DATA SHOWN =
-------

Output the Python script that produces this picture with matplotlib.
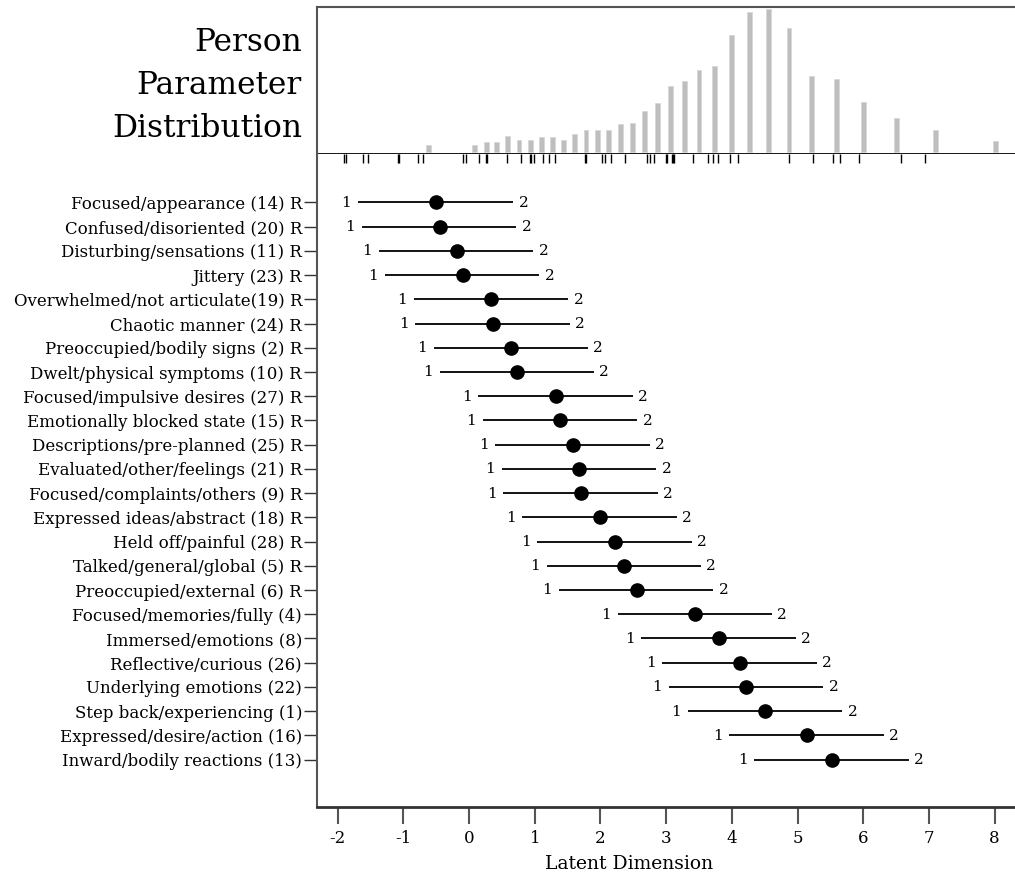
import matplotlib
matplotlib.use("Agg")
import matplotlib.pyplot as plt
import matplotlib.transforms as mtransforms

# ---------------- data ----------------
item_labels = [
    "Focused/appearance (14) R", "Confused/disoriented (20) R",
    "Disturbing/sensations (11) R", "Jittery (23) R",
    "Overwhelmed/not articulate(19) R", "Chaotic manner (24) R",
    "Preoccupied/bodily signs (2) R", "Dwelt/physical symptoms (10) R",
    "Focused/impulsive desires (27) R", "Emotionally blocked state (15) R",
    "Descriptions/pre-planned (25) R", "Evaluated/other/feelings (21) R",
    "Focused/complaints/others (9) R", "Expressed ideas/abstract (18) R",
    "Held off/painful (28) R", "Talked/general/global (5) R",
    "Preoccupied/external (6) R", "Focused/memories/fully (4)",
    "Immersed/emotions (8)", "Reflective/curious (26)",
    "Underlying emotions (22)", "Step back/experiencing (1)",
    "Expressed/desire/action (16)", "Inward/bodily reactions (13)",
]
item_location = [-0.51, -0.45, -0.19, -0.10, 0.34, 0.36, 0.64, 0.73,
                 1.32, 1.39, 1.58, 1.68, 1.70, 1.99, 2.22, 2.36,
                 2.55, 3.44, 3.80, 4.12, 4.22, 4.51, 5.14, 5.52]
threshold_1 = [-1.69, -1.63, -1.37, -1.28, -0.84, -0.82, -0.54, -0.45,
               0.14, 0.21, 0.40, 0.50, 0.52, 0.81, 1.04, 1.18,
               1.37, 2.26, 2.62, 2.94, 3.04, 3.33, 3.96, 4.34]
threshold_2 = [0.67, 0.72, 0.98, 1.07, 1.51, 1.53, 1.81, 1.90,
               2.49, 2.56, 2.75, 2.85, 2.87, 3.16, 3.39, 3.53,
               3.72, 4.61, 4.97, 5.29, 5.39, 5.68, 6.31, 6.69]

person_theta = [-0.62, 0.08, 0.26, 0.42, 0.59, 0.76, 0.93, 1.10, 1.27, 1.43,
                1.61, 1.78, 1.95, 2.12, 2.30, 2.49, 2.67, 2.87, 3.07, 3.28,
                3.50, 3.74, 3.99, 4.27, 4.56, 4.87, 5.21, 5.59, 6.01, 6.50,
                7.10, 8.01]
person_freq = [6.7, 6.7, 10, 10, 15.3, 12, 12, 14.3, 14.3, 12,
               17.3, 21.7, 21.7, 21.7, 28, 28.7, 40.3, 48.3, 65.3, 70.7,
               81.7, 86, 116.3, 140, 142.3, 123.3, 75.7, 72.3, 49.7, 33.7,
               21.3, 11]

rug_positions = [-1.91, -1.88, -1.62, -1.54, -1.09, -1.07, -0.78, -0.70,
                 -0.09, -0.04, 0.15, 0.26, 0.27, 0.57, 0.79, 0.92, 0.94,
                 0.99, 1.12, 1.21, 1.31, 1.77, 1.78, 2.03, 2.07, 2.16, 2.38,
                 2.71, 2.76, 2.81, 3.00, 3.02, 3.09, 3.11, 3.12, 3.41, 3.64,
                 3.72, 3.79, 3.97, 4.09, 4.87, 5.23, 5.54, 5.64, 5.94, 6.57,
                 6.94]

x_ticks = [-2, -1, 0, 1, 2, 3, 4, 5, 6, 7, 8]
title_lines = ["Person", "Parameter", "Distribution"]

# ---------------- figure ----------------
plt.rcParams['font.family'] = ['DejaVu Serif']
W, H = 1015, 877
fig = plt.figure(figsize=(W / 100, H / 100), dpi=100)

def fx(px):
    return px / W

def fy(py):
    return 1 - py / H

x_left, x_right = 316.7, 1015
y_top, y_mid, y_bot = 7.3, 154, 807.3
xlim = (-2.32, 8.31)

ax_top = fig.add_axes([fx(x_left), fy(y_mid), fx(x_right) - fx(x_left), fy(y_top) - fy(y_mid)])
ax = fig.add_axes([fx(x_left), fy(y_bot), fx(x_right) - fx(x_left), fy(y_mid) - fy(y_bot)])

# --- top: person parameter distribution
ax_top.bar(person_theta, person_freq, width=0.075, color='#bebebe',
           edgecolor='#d8d8d8', linewidth=0.6)
ax_top.set_xlim(*xlim)
ax_top.set_ylim(-2.3, 144.4)
ax_top.set_xticks([])
ax_top.set_yticks([])
ax_top.spines['right'].set_visible(False)
ax_top.spines['top'].set_color('#555555')
ax_top.spines['top'].set_linewidth(1.5)
ax_top.spines['left'].set_color('#555555')
ax_top.spines['left'].set_linewidth(1.5)
ax_top.spines['bottom'].set_color('black')
ax_top.spines['bottom'].set_linewidth(2)
ax_top.spines['bottom'].set_zorder(5)

for line, ypx in zip(title_lines, [42.5, 85.5, 128.5]):
    fig.text(fx(302), fy(ypx), line, ha='right', va='center', fontsize=22.5)

# --- bottom: item map
n = len(item_labels)
ypos = [n - i for i in range(n)]
for i in range(n):
    y = ypos[i]
    ax.plot([threshold_1[i], threshold_2[i]], [y, y], color='black', lw=1.3,
            solid_capstyle='butt', zorder=2)
    ax.annotate("1", (threshold_1[i], y), xytext=(-8.4, -0.3), textcoords='offset points',
                ha='center', va='center', fontsize=11)
    ax.annotate("2", (threshold_2[i], y), xytext=(7.4, -0.3), textcoords='offset points',
                ha='center', va='center', fontsize=11)
ax.plot(item_location, ypos, 'o', color='black', markersize=9.5, zorder=3, linestyle='none')

trans = mtransforms.blended_transform_factory(ax.transData, ax.transAxes)
ax.vlines(rug_positions, 1.0, 1.0 - 9 / (y_bot - y_mid), colors='black', lw=1.0,
          transform=trans, clip_on=False, zorder=4)

ax.set_xlim(*xlim)
ax.set_ylim(-0.97, 26.0)
ax.set_yticks(ypos)
ax.set_yticklabels(item_labels, fontsize=12)
ax.set_xticks(x_ticks)
ax.set_xticklabels([str(t) for t in x_ticks], fontsize=12)
ax.tick_params(axis='y', length=9.5, width=1.0, color='#333333', pad=1)
ax.tick_params(axis='x', length=12, width=1.5, color='#555555', pad=4)
ax.spines['right'].set_visible(False)
ax.spines['top'].set_visible(False)
ax.spines['left'].set_color('#555555')
ax.spines['left'].set_linewidth(1.5)
ax.spines['bottom'].set_color('#333333')
ax.spines['bottom'].set_linewidth(2)

fig.text(fx(629), fy(864), "Latent Dimension", ha='center', va='center', fontsize=13.5)

fig.savefig("out.png", dpi=100)
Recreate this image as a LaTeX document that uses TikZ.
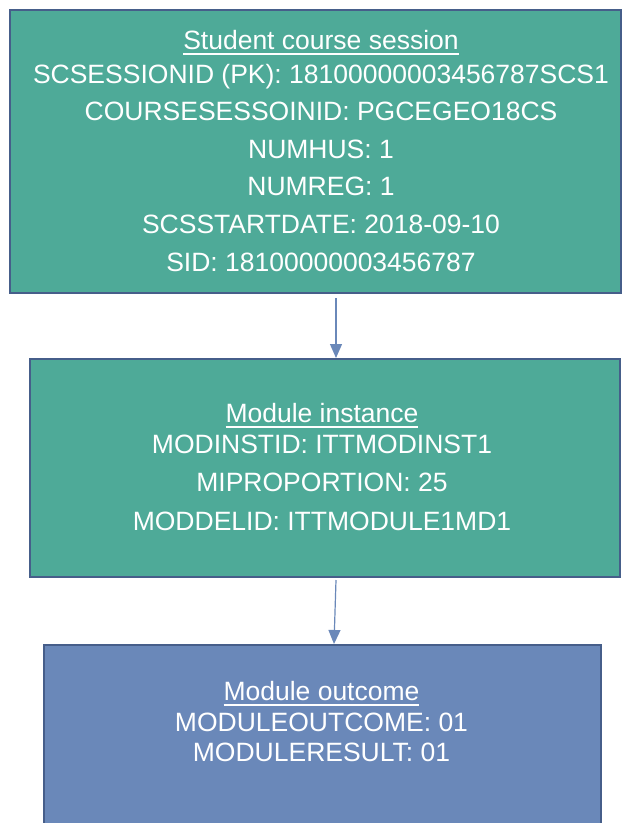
\documentclass[tikz,border=0pt]{standalone}
\usepackage{fontspec}
\setmainfont{Liberation Sans}
\usetikzlibrary{arrows.meta}

\definecolor{sessgreen}{RGB}{78,170,152}
\definecolor{outblue}{RGB}{106,136,185}
\definecolor{edgeblue}{RGB}{70,94,138}

% underlined record title
\newcommand{\recordtitle}[1]{\setbox0\hbox{#1}\rlap{\usebox0}\rule[-5.5pt]{\wd0}{2.2pt}}

\tikzset{
  box/.style={draw=edgeblue, line width=2pt, rectangle, inner sep=0pt},
  boxtext/.style={text=white, align=center, inner sep=0pt, font=\fontsize{26.5}{30.5}\selectfont},
  link/.style={draw=outblue, line width=1.2pt, -{Triangle[length=14pt,width=12pt]}}
}

\begin{document}
\begin{tikzpicture}[x=1pt,y=-1pt]
            \useasboundingbox (0,0) rectangle (623,823);
            \clip (0,0) rectangle (623,823);

            % the three record boxes
            \node[box, fill=sessgreen, minimum width=611pt, minimum height=283pt] (session) at (315.5,151.5) {};
            \node[box, fill=sessgreen, minimum width=590pt, minimum height=218pt] (instance) at (325,468) {};
            \node[box, fill=outblue, minimum width=557pt, minimum height=200pt] (outcome) at (322.5,745) {};

            \node[boxtext] (sessiontext) at (321,151) {\recordtitle{Student course session}\\[3.5pt]
                SCSESSIONID (PK): 18100000003456787SCS1\\[7pt]
                COURSESESSOINID: PGCEGEO18CS\\[7pt]
                NUMHUS: 1\\[7pt]
                NUMREG: 1\\[7.5pt]
                SCSSTARTDATE: 2018-09-10\\[7.5pt]
                SID: 18100000003456787};
            \node[boxtext] (instancetext) at (322,467) {\recordtitle{Module instance}\\[0.5pt]
                MODINSTID: ITTMODINST1\\[8pt]
                MIPROPORTION: 25\\[8pt]
                MODDELID: ITTMODULE1MD1};
            \node[boxtext] (outcometext) at (321.5,722) {\recordtitle{Module outcome}\\
                MODULEOUTCOME: 01\\
                MODULERESULT: 01};

            \draw[link] ([xshift=20.5pt,yshift=-4pt]session.south) -- ([xshift=11pt]instance.north);
            \draw[link] ([xshift=11pt,yshift=-2pt]instance.south) -- ([xshift=11.5pt]outcome.north);
\end{tikzpicture}
\end{document}
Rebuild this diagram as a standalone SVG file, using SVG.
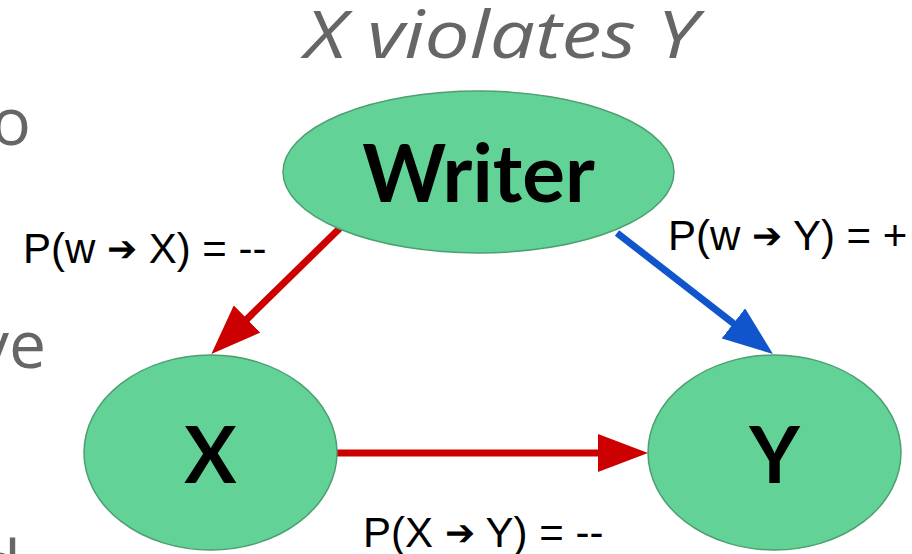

-------

TASK = Output the records above as they stand, from the first line to the line with "import matplotlib.transforms as mtransforms", inclusive, and exclude the pictures.

SOLUTION =
Output the Python script that produces this picture with matplotlib.
import matplotlib
matplotlib.use("Agg")
import matplotlib.pyplot as plt
import matplotlib.transforms as mtransforms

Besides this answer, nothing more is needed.